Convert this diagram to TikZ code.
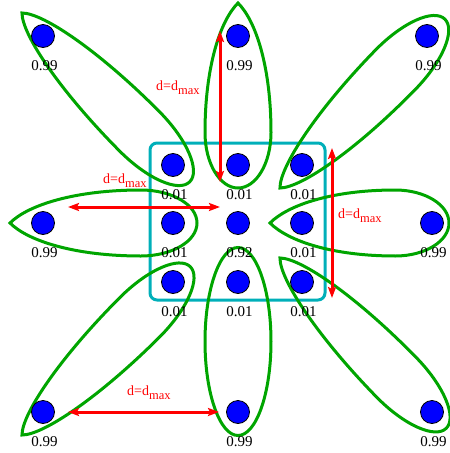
\documentclass[tikz,border=0pt]{standalone}
\usepackage{fontspec}
\setmainfont{Liberation Serif}
\usetikzlibrary{arrows.meta}
\definecolor{loopgreen}{RGB}{0,165,0}
\definecolor{framecyan}{RGB}{0,175,185}
\definecolor{beadblue}{RGB}{0,0,255}
\definecolor{distred}{RGB}{255,0,0}
\newcommand{\teardrop}[4]{%
  \draw[greenloop, shift={#1}, rotate=#2]
    (0,0) .. controls ({0.55*#4},{0.55*#4}) and ({0.35*#3},{#4}) .. ({0.7*#3},{#4})
          .. controls ({0.866*#3},{#4}) and ({#3},{0.552*#4}) .. ({#3},0)
          .. controls ({#3},{-0.552*#4}) and ({0.866*#3},{-#4}) .. ({0.7*#3},{-#4})
          .. controls ({0.35*#3},{-#4}) and ({0.55*#4},{-0.55*#4}) .. cycle;}
\newcommand{\dmax}{d=d\raisebox{-4pt}{\fontsize{12.5}{12.5}\selectfont max}}
\begin{document}
\begin{tikzpicture}[x=1pt,y=-1pt,
  bead/.style={circle, fill=beadblue, draw=black, line width=0.8pt, minimum size=23pt, inner sep=0pt},
  prob/.style={font=\fontsize{15}{15}\selectfont, text=black, inner sep=0pt},
  greenloop/.style={draw=loopgreen, line width=3pt},
  cyanframe/.style={draw=framecyan, line width=3pt, rounded corners=7pt},
  distarrow/.style={draw=distred, line width=3pt, {Stealth[length=11pt,width=8pt,inset=2pt]}-{Stealth[length=11pt,width=8pt,inset=2pt]}},
  distlabel/.style={text=distred, font=\fontsize{14}{14}\selectfont, inner sep=0pt, anchor=base west}]
\useasboundingbox (0,0) rectangle (450,453);
% frame
\draw[cyanframe] (150,143) rectangle (325,300);
% green loops
\teardrop{(22,13)}{-45.2}{238}{28}
\teardrop{(238,3)}{-90}{185}{33}
\teardrop{(280,188)}{45.7}{236}{28}
\teardrop{(10,223)}{0}{187}{33}
\teardrop{(270,223)}{0}{179}{33}
\teardrop{(22,435)}{45}{238}{28}
\draw[greenloop] (238,341.5) ellipse [x radius=33pt, y radius=94pt];
\teardrop{(280,258)}{-45.7}{238}{28}
% beads
\foreach \n/\x/\y/\p in {tl/43/36/0.99, tm/238/36/0.99, tr/427/36/0.99,
    ml/43/223/0.99, mr/432/223/0.99, bl/43/412/0.99, bm/238/412/0.99, br/432/412/0.99,
    c11/173/165/0.01, c12/238/165/0.01, c13/302/165/0.01,
    c21/173/223/0.01, c22/238/223/0.92, c23/302/223/0.01,
    c31/173/282/0.01, c32/238/282/0.01, c33/302/282/0.01}{
  \node[bead] (\n) at (\x,\y) {};
  \node[prob] (p\n) at ([shift={(1.5,30)}]\n.center) {\p};
}
% distance arrows
\coordinate (a1s) at (220,31);  \coordinate (a1e) at (220,182);
\coordinate (a2s) at (68,207);  \coordinate (a2e) at (220,207);
\coordinate (a3s) at (332,148); \coordinate (a3e) at (332,298);
\coordinate (a4s) at (68,412);  \coordinate (a4e) at (219,412);
\draw[distarrow] (a1s) -- (a1e);
\draw[distarrow] (a2s) -- (a2e);
\draw[distarrow] (a3s) -- (a3e);
\draw[distarrow] (a4s) -- (a4e);
\node[distlabel] (l1) at (156,90) {\dmax};
\node[distlabel] (l2) at (103,183) {\dmax};
\node[distlabel] (l3) at (338,218) {\dmax};
\node[distlabel] (l4) at (127,395) {\dmax};
\end{tikzpicture}
\end{document}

---

**Objective**. Extract all the data above exactly, excluding every picture.

**Written solution**.
Convert this diagram to TikZ code.
\documentclass[tikz,border=0pt]{standalone}
\usepackage{fontspec}
\setmainfont{Liberation Serif}
\usetikzlibrary{arrows.meta}
\definecolor{loopgreen}{RGB}{0,165,0}
\definecolor{framecyan}{RGB}{0,175,185}
\definecolor{beadblue}{RGB}{0,0,255}
\definecolor{distred}{RGB}{255,0,0}
\newcommand{\teardrop}[4]{%
  \draw[greenloop, shift={#1}, rotate=#2]
    (0,0) .. controls ({0.55*#4},{0.55*#4}) and ({0.35*#3},{#4}) .. ({0.7*#3},{#4})
          .. controls ({0.866*#3},{#4}) and ({#3},{0.552*#4}) .. ({#3},0)
          .. controls ({#3},{-0.552*#4}) and ({0.866*#3},{-#4}) .. ({0.7*#3},{-#4})
          .. controls ({0.35*#3},{-#4}) and ({0.55*#4},{-0.55*#4}) .. cycle;}
\newcommand{\dmax}{d=d\raisebox{-4pt}{\fontsize{12.5}{12.5}\selectfont max}}
\begin{document}
\begin{tikzpicture}[x=1pt,y=-1pt,
  bead/.style={circle, fill=beadblue, draw=black, line width=0.8pt, minimum size=23pt, inner sep=0pt},
  prob/.style={font=\fontsize{15}{15}\selectfont, text=black, inner sep=0pt},
  greenloop/.style={draw=loopgreen, line width=3pt},
  cyanframe/.style={draw=framecyan, line width=3pt, rounded corners=7pt},
  distarrow/.style={draw=distred, line width=3pt, {Stealth[length=11pt,width=8pt,inset=2pt]}-{Stealth[length=11pt,width=8pt,inset=2pt]}},
  distlabel/.style={text=distred, font=\fontsize{14}{14}\selectfont, inner sep=0pt, anchor=base west}]
\useasboundingbox (0,0) rectangle (450,453);
% frame
\draw[cyanframe] (150,143) rectangle (325,300);
% green loops
\teardrop{(22,13)}{-45.2}{238}{28}
\teardrop{(238,3)}{-90}{185}{33}
\teardrop{(280,188)}{45.7}{236}{28}
\teardrop{(10,223)}{0}{187}{33}
\teardrop{(270,223)}{0}{179}{33}
\teardrop{(22,435)}{45}{238}{28}
\draw[greenloop] (238,341.5) ellipse [x radius=33pt, y radius=94pt];
\teardrop{(280,258)}{-45.7}{238}{28}
% beads
\foreach \n/\x/\y/\p in {tl/43/36/0.99, tm/238/36/0.99, tr/427/36/0.99,
    ml/43/223/0.99, mr/432/223/0.99, bl/43/412/0.99, bm/238/412/0.99, br/432/412/0.99,
    c11/173/165/0.01, c12/238/165/0.01, c13/302/165/0.01,
    c21/173/223/0.01, c22/238/223/0.92, c23/302/223/0.01,
    c31/173/282/0.01, c32/238/282/0.01, c33/302/282/0.01}{
  \node[bead] (\n) at (\x,\y) {};
  \node[prob] (p\n) at ([shift={(1.5,30)}]\n.center) {\p};
}
% distance arrows
\coordinate (a1s) at (220,31);  \coordinate (a1e) at (220,182);
\coordinate (a2s) at (68,207);  \coordinate (a2e) at (220,207);
\coordinate (a3s) at (332,148); \coordinate (a3e) at (332,298);
\coordinate (a4s) at (68,412);  \coordinate (a4e) at (219,412);
\draw[distarrow] (a1s) -- (a1e);
\draw[distarrow] (a2s) -- (a2e);
\draw[distarrow] (a3s) -- (a3e);
\draw[distarrow] (a4s) -- (a4e);
\node[distlabel] (l1) at (156,90) {\dmax};
\node[distlabel] (l2) at (103,183) {\dmax};
\node[distlabel] (l3) at (338,218) {\dmax};
\node[distlabel] (l4) at (127,395) {\dmax};
\end{tikzpicture}
\end{document}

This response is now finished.